* What is asked: Find and return each line containing "this".

* Materials provided:
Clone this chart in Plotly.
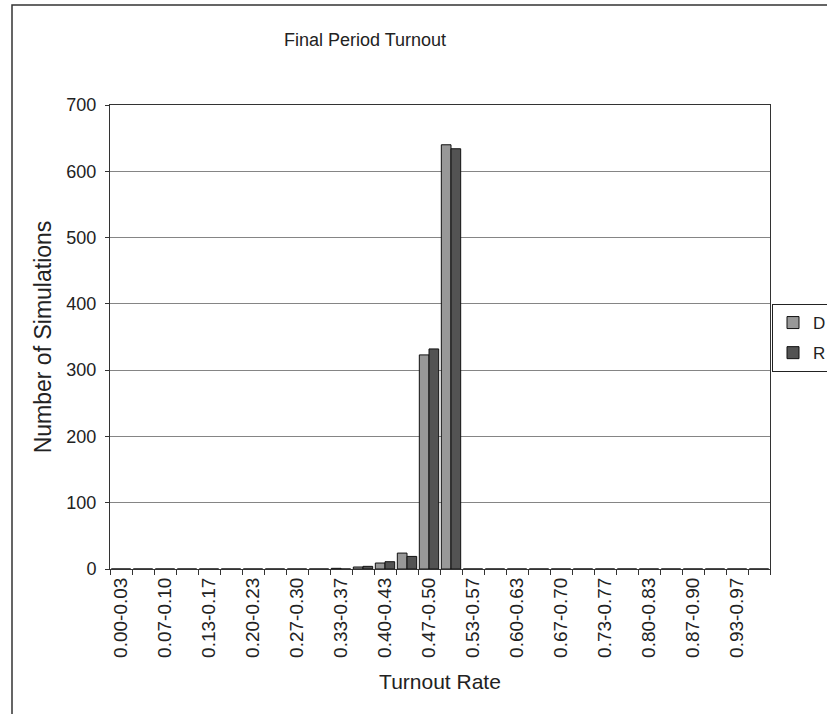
import plotly.graph_objects as go

categories = ["0.00-0.03", "0.03-0.07", "0.07-0.10", "0.10-0.13", "0.13-0.17",
              "0.17-0.20", "0.20-0.23", "0.23-0.27", "0.27-0.30", "0.30-0.33",
              "0.33-0.37", "0.37-0.40", "0.40-0.43", "0.43-0.47", "0.47-0.50",
              "0.50-0.53", "0.53-0.57", "0.57-0.60", "0.60-0.63", "0.63-0.67",
              "0.67-0.70", "0.70-0.73", "0.73-0.77", "0.77-0.80", "0.80-0.83",
              "0.83-0.87", "0.87-0.90", "0.90-0.93", "0.93-0.97", "0.97-1.00"]

d_values = [0, 0, 0, 0, 0, 0, 0, 0, 0, 0,
            1, 3, 9, 24, 323, 640, 0, 0, 0, 0,
            0, 0, 0, 0, 0, 0, 0, 0, 0, 0]
r_values = [0, 0, 0, 0, 0, 0, 0, 0, 0, 0,
            0, 4, 11, 19, 332, 634, 0, 0, 0, 0,
            0, 0, 0, 0, 0, 0, 0, 0, 0, 0]

tick_text = [c if i % 2 == 0 else "" for i, c in enumerate(categories)]
y_ticks = [0, 100, 200, 300, 400, 500, 600, 700]

FONT = "Liberation Sans, Arial, sans-serif"
W, H = 827, 714
PL, PR, PT, PB = 110, 770, 105, 569  # plot area in pixels


def px_x(p):
    return p / W


def px_y(p):
    return 1 - p / H


fig = go.Figure()
fig.add_trace(go.Bar(x=categories, y=d_values, name="D", legendgroup="D",
                     marker=dict(color="#989898", line=dict(color="#111111", width=1))))
fig.add_trace(go.Bar(x=categories, y=r_values, name="R", legendgroup="R",
                     marker=dict(color="#535353", line=dict(color="#111111", width=1))))

fig.update_layout(
    width=W, height=H,
    margin=dict(l=0, r=0, t=0, b=0, autoexpand=False),
    paper_bgcolor="white", plot_bgcolor="white",
    font=dict(family=FONT, color="#222222"),
    barmode="group", bargap=0.12, bargroupgap=0,
    title=dict(text="Final Period Turnout", font=dict(size=18, color="#222222"),
               x=px_x(365), xref="paper", xanchor="center",
               y=px_y(40), yref="paper", yanchor="middle"),
    legend=dict(x=px_x(772), y=px_y(304), xanchor="left", yanchor="top",
                bordercolor="#222222", borderwidth=1, bgcolor="white",
                font=dict(size=17, color="#222222"),
                traceorder="grouped", tracegroupgap=5, itemwidth=30),
    showlegend=True,
)

fig.update_xaxes(
    domain=[px_x(PL), px_x(PR)],
    type="category", tickmode="array", tickvals=categories, ticktext=tick_text,
    tickangle=-90, tickson="boundaries", ticks="outside", ticklen=5,
    tickcolor="#333333", tickfont=dict(size=19, color="#222222"),
    showline=True, linecolor="#333333", linewidth=1, mirror=True,
    showgrid=False, range=[-0.5, 29.5],
    title=dict(text="Turnout Rate", font=dict(size=21, color="#222222"), standoff=17),
)
fig.update_yaxes(
    domain=[px_y(PB), px_y(PT)],
    range=[0, 700], tickmode="array", tickvals=y_ticks,
    ticks="outside", ticklen=4, tickcolor="#333333",
    tickfont=dict(size=18, color="#222222"), ticklabelstandoff=5,
    showline=True, linecolor="#333333", linewidth=1, mirror=True,
    showgrid=True, gridcolor="#858585", gridwidth=1.2, zeroline=False,
    title=dict(text="Number of Simulations", font=dict(size=23, color="#222222"), standoff=8),
)

# outer chart border
fig.add_shape(type="rect", xref="paper", yref="paper",
              x0=px_x(12), x1=px_x(900), y0=px_y(760), y1=px_y(5),
              line=dict(color="#333333", width=1.5), layer="below")

fig.write_html("out.html", config={"displayModeBar": False},
               post_script="document.body.style.margin='0';")
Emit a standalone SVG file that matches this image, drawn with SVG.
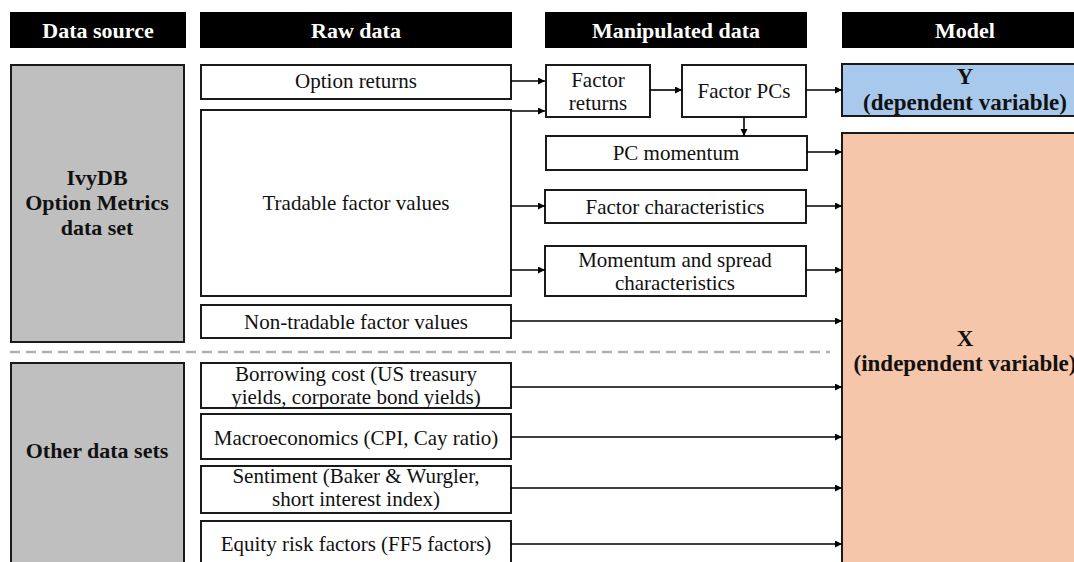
<svg xmlns="http://www.w3.org/2000/svg" width="1074" height="562" viewBox="0 0 1074 562">
  <style>
    text { font-family: "Liberation Serif", "Times New Roman", serif; text-anchor: middle; fill: #111; }
    .hdr rect { fill: #000; }
    .hdr text { fill: #fff; font-weight: bold; font-size: 22px; }
    .src { fill: #bfbfbf; stroke: #1a1a1a; stroke-width: 2; }
    .box { fill: #fff; stroke: #1a1a1a; stroke-width: 2; }
    .b { font-weight: bold; font-size: 22px; }
    .m { font-weight: bold; font-size: 23px; }
    .t { font-size: 21px; }
    .yv { fill: #a9c9ec; stroke: #1a1a1a; stroke-width: 2; }
    .xv { fill: #f5c6aa; stroke: #1a1a1a; stroke-width: 2; }
    .conn line { stroke: #000; stroke-width: 1.6; marker-end: url(#ah); }
    .sep { stroke: #b0b0b0; stroke-width: 2.5; stroke-dasharray: 10 6; }
  </style>
  <defs>
    <marker id="ah" markerUnits="userSpaceOnUse" markerWidth="8" markerHeight="8" refX="7" refY="3.5" orient="auto">
      <path d="M0,0 L7,3.5 L0,7 Z" fill="#000"/>
    </marker>
  </defs>

  <rect width="1074" height="562" fill="#fff"/>

  <!-- column headers -->
  <g id="headers" class="hdr">
    <rect x="10" y="12" width="176" height="36"/>
    <text x="98" y="37.5">Data source</text>
    <rect x="200" y="12" width="312" height="36"/>
    <text x="356" y="37.5">Raw data</text>
    <rect x="545" y="12" width="262" height="36"/>
    <text x="676" y="37.5">Manipulated data</text>
    <rect x="842" y="12" width="250" height="36"/>
    <text x="965" y="37.5">Model</text>
  </g>

  <!-- data sources -->
  <g id="ivydb">
    <rect class="src" x="11" y="65" width="173" height="277"/>
    <text class="b" x="97" y="185">IvyDB</text>
    <text class="b" x="97" y="210">Option Metrics</text>
    <text class="b" x="97" y="235">data set</text>
  </g>
  <g id="other-sets">
    <rect class="src" x="11" y="363" width="173" height="210"/>
    <text class="b" x="97" y="458">Other data sets</text>
  </g>

  <line class="sep" x1="10" y1="352" x2="830" y2="352"/>

  <!-- raw data -->
  <g id="option-returns">
    <rect class="box" x="201" y="65" width="310" height="34"/>
    <text class="t" x="356" y="88">Option returns</text>
  </g>
  <g id="tradable">
    <rect class="box" x="201" y="110" width="310" height="186"/>
    <text class="t" x="356" y="210">Tradable factor values</text>
  </g>
  <g id="non-tradable">
    <rect class="box" x="201" y="305" width="310" height="33"/>
    <text class="t" x="356" y="329">Non-tradable factor values</text>
  </g>
  <g id="borrowing">
    <rect class="box" x="201" y="363" width="310" height="45"/>
    <text class="t" x="356" y="381">Borrowing cost (US treasury</text>
    <text class="t" x="356" y="404">yields, corporate bond yields)</text>
  </g>
  <g id="macro">
    <rect class="box" x="201" y="414" width="310" height="45"/>
    <text class="t" x="356" y="445">Macroeconomics (CPI, Cay ratio)</text>
  </g>
  <g id="sentiment">
    <rect class="box" x="201" y="466" width="310" height="47"/>
    <text class="t" x="356" y="483">Sentiment (Baker &amp; Wurgler,</text>
    <text class="t" x="356" y="506">short interest index)</text>
  </g>
  <g id="equity">
    <rect class="box" x="201" y="521" width="310" height="50"/>
    <text class="t" x="356" y="551">Equity risk factors (FF5 factors)</text>
  </g>

  <!-- manipulated data -->
  <g id="factor-returns">
    <rect class="box" x="546" y="65" width="104" height="52"/>
    <text class="t" x="598" y="87">Factor</text>
    <text class="t" x="598" y="110">returns</text>
  </g>
  <g id="factor-pcs">
    <rect class="box" x="682" y="65" width="124" height="52"/>
    <text class="t" x="744" y="98">Factor PCs</text>
  </g>
  <g id="pc-momentum">
    <rect class="box" x="546" y="136" width="261" height="34"/>
    <text class="t" x="676" y="160">PC momentum</text>
  </g>
  <g id="factor-char">
    <rect class="box" x="545" y="190" width="261" height="33"/>
    <text class="t" x="675" y="213.5">Factor characteristics</text>
  </g>
  <g id="mom-spread">
    <rect class="box" x="545" y="246" width="261" height="50"/>
    <text class="t" x="675" y="267">Momentum and spread</text>
    <text class="t" x="675" y="290">characteristics</text>
  </g>

  <!-- model -->
  <g id="y-var">
    <rect class="yv" x="842" y="64" width="260" height="52"/>
    <text class="m" x="965" y="84">Y</text>
    <text class="m" x="965" y="110">(dependent variable)</text>
  </g>
  <g id="x-var">
    <rect class="xv" x="842" y="133" width="260" height="450"/>
    <text class="m" x="965" y="346">X</text>
    <text class="m" x="965" y="371">(independent variable)</text>
  </g>

  <!-- connectors -->
  <g id="connectors" class="conn">
    <line x1="511" y1="81" x2="545" y2="81"/>
    <line x1="511" y1="111" x2="545" y2="111"/>
    <line x1="650" y1="90" x2="682" y2="90"/>
    <line x1="806" y1="90" x2="842" y2="90"/>
    <line x1="744" y1="117" x2="744" y2="136"/>
    <line x1="807" y1="152" x2="842" y2="152"/>
    <line x1="511" y1="206" x2="545" y2="206"/>
    <line x1="806" y1="206" x2="842" y2="206"/>
    <line x1="511" y1="270" x2="545" y2="270"/>
    <line x1="806" y1="270" x2="842" y2="270"/>
    <line x1="511" y1="321" x2="842" y2="321"/>
    <line x1="511" y1="387" x2="842" y2="387"/>
    <line x1="511" y1="437" x2="842" y2="437"/>
    <line x1="511" y1="488" x2="842" y2="488"/>
    <line x1="511" y1="544" x2="842" y2="544"/>
  </g>
</svg>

* Correct answer:
Clone this chart in Plotly.
Emit a standalone SVG file that matches this image, drawn with SVG.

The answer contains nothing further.